*RAW DATA:*
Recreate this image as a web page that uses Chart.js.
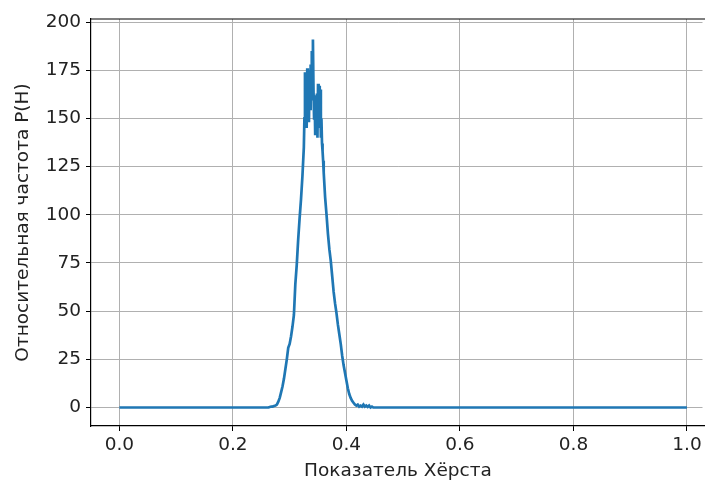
<!DOCTYPE html>
<html><head><meta charset="utf-8">
<script src="https://cdn.jsdelivr.net/npm/chart.js@4"></script>
<style>html,body{margin:0;padding:0;background:#fff;overflow:hidden}canvas{display:block}</style>
</head><body><canvas id="c" width="705" height="482" style="width:705px;height:482px"></canvas>
<script>
const hurstX = [0.0,0.2600,0.2625,0.2650,0.2675,0.2700,0.2725,0.2750,0.2775,0.2800,0.2825,0.2850,0.2875,0.2900,0.2925,0.2950,0.2975,0.3000,0.3025,0.3050,0.3075,0.3100,0.3125,0.3150,0.3175,0.3200,0.3225,0.3250,
 0.326,0.327,0.328,0.329,0.330,0.331,0.332,0.333,0.334,0.335,0.336,0.337,0.338,0.339,0.340,0.341,0.342,0.343,0.344,0.345,0.346,0.347,0.348,0.349,0.350,0.351,0.352,0.353,0.354,0.355,0.356,0.357,0.358,0.359,0.360,
 0.3625,0.3650,0.3675,0.3700,0.3725,0.3750,0.3775,0.3800,0.3825,0.3850,0.3875,0.3900,0.3925,0.3950,0.3975,0.4000,0.4025,0.4050,0.4075,0.4100,0.4125,0.4150,0.4175,0.4200,0.4225,0.4250,0.4275,0.4300,0.4325,0.4350,0.4375,0.4400,0.4425,0.4450,0.4475,1.0];
const freqP = [0,0,0,0.3,0.5,0.5,0.8,1,1.5,3,5,8,11,15,20,25,31,33,37,42,48,64,74,87,98,108,120,135,
 150,174,150,172,145,176,160,174,148,175,155,178,160,185,170,191,165,150,162,142,160,145,163,140,168,150,167,145,165,140,150,137,133,128,122,
 109,100,90,82,76,68,60,54,49,43,38,33,27,22,18,14,10,7,5,3.5,2.5,1.5,1,1.5,0.5,1,0.5,1.5,0.5,1,0.3,1,0,0.5,0,0];
const xTicks = [0.0,0.2,0.4,0.6,0.8,1.0];
const yTicks = [0,25,50,75,100,125,150,175,200];
const xTitle = 'Показатель Хёрста';
const yTitle = 'Относительная частота P(H)';

const FONT = 'DejaVu Sans';
const FS = 18.5;
const frame = {id:'frame', afterDraw(ch){const a=ch.chartArea,c=ch.ctx;c.save();
  c.fillStyle='#fff';c.fillRect(a.right-2.5,a.top+1.5,20,a.bottom-a.top-3);
  c.strokeStyle='#000';c.lineWidth=1.2;c.beginPath();c.moveTo(a.left,a.top);c.lineTo(a.right+10,a.top);c.stroke();c.restore();}};
new Chart(document.getElementById('c'), {
  type:'line',
  data:{datasets:[{data:hurstX.map((x,i)=>({x:x,y:freqP[i]})),borderColor:'#1f77b4',borderWidth:2.7,pointRadius:0,tension:0,fill:false}]},
  options:{responsive:false,animation:false,
    layout:{padding:{top:19,right:0,left:12,bottom:0}},
    plugins:{legend:{display:false},tooltip:{enabled:false}},
    scales:{
      x:{type:'linear',min:-0.05,max:1.0318,
        afterBuildTicks(s){s.ticks=xTicks.map(v=>({value:v}));},
        afterFit(s){s.height=56;},
        ticks:{color:'#222',font:{family:FONT,size:FS},padding:3,maxRotation:0,autoSkip:false,callback:v=>v.toFixed(1)},
        grid:{color:'#b0b0b0',lineWidth:1,tickLength:5,tickColor:'#000'},
        border:{display:true,color:'#000',width:1.2},
        title:{display:true,text:xTitle,color:'#222',font:{family:FONT,size:FS},padding:{top:0,bottom:0}}},
      y:{type:'linear',min:-9.6,max:201.6,
        afterBuildTicks(s){s.ticks=yTicks.map(v=>({value:v}));},
        afterFit(s){s.width=79;},
        ticks:{color:'#222',font:{family:FONT,size:FS},padding:5,autoSkip:false},
        grid:{color:'#b0b0b0',lineWidth:1,tickLength:5,tickColor:'#000'},
        border:{display:true,color:'#000',width:1.2},
        title:{display:true,text:yTitle,color:'#222',font:{family:FONT,size:FS},padding:{top:0,bottom:0}}}
    }},
  plugins:[frame]
});
</script></body></html>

*PROMPT:* Repeat the listing above from its first line through the line that contains "const yTitle = 'Относительная частота P(H)';", both included, and nothing more. Drop the pictures.

*RESPONSE TO THE TASK:*
Recreate this image as a web page that uses Chart.js.
<!DOCTYPE html>
<html><head><meta charset="utf-8">
<script src="https://cdn.jsdelivr.net/npm/chart.js@4"></script>
<style>html,body{margin:0;padding:0;background:#fff;overflow:hidden}canvas{display:block}</style>
</head><body><canvas id="c" width="705" height="482" style="width:705px;height:482px"></canvas>
<script>
const hurstX = [0.0,0.2600,0.2625,0.2650,0.2675,0.2700,0.2725,0.2750,0.2775,0.2800,0.2825,0.2850,0.2875,0.2900,0.2925,0.2950,0.2975,0.3000,0.3025,0.3050,0.3075,0.3100,0.3125,0.3150,0.3175,0.3200,0.3225,0.3250,
 0.326,0.327,0.328,0.329,0.330,0.331,0.332,0.333,0.334,0.335,0.336,0.337,0.338,0.339,0.340,0.341,0.342,0.343,0.344,0.345,0.346,0.347,0.348,0.349,0.350,0.351,0.352,0.353,0.354,0.355,0.356,0.357,0.358,0.359,0.360,
 0.3625,0.3650,0.3675,0.3700,0.3725,0.3750,0.3775,0.3800,0.3825,0.3850,0.3875,0.3900,0.3925,0.3950,0.3975,0.4000,0.4025,0.4050,0.4075,0.4100,0.4125,0.4150,0.4175,0.4200,0.4225,0.4250,0.4275,0.4300,0.4325,0.4350,0.4375,0.4400,0.4425,0.4450,0.4475,1.0];
const freqP = [0,0,0,0.3,0.5,0.5,0.8,1,1.5,3,5,8,11,15,20,25,31,33,37,42,48,64,74,87,98,108,120,135,
 150,174,150,172,145,176,160,174,148,175,155,178,160,185,170,191,165,150,162,142,160,145,163,140,168,150,167,145,165,140,150,137,133,128,122,
 109,100,90,82,76,68,60,54,49,43,38,33,27,22,18,14,10,7,5,3.5,2.5,1.5,1,1.5,0.5,1,0.5,1.5,0.5,1,0.3,1,0,0.5,0,0];
const xTicks = [0.0,0.2,0.4,0.6,0.8,1.0];
const yTicks = [0,25,50,75,100,125,150,175,200];
const xTitle = 'Показатель Хёрста';
const yTitle = 'Относительная частота P(H)';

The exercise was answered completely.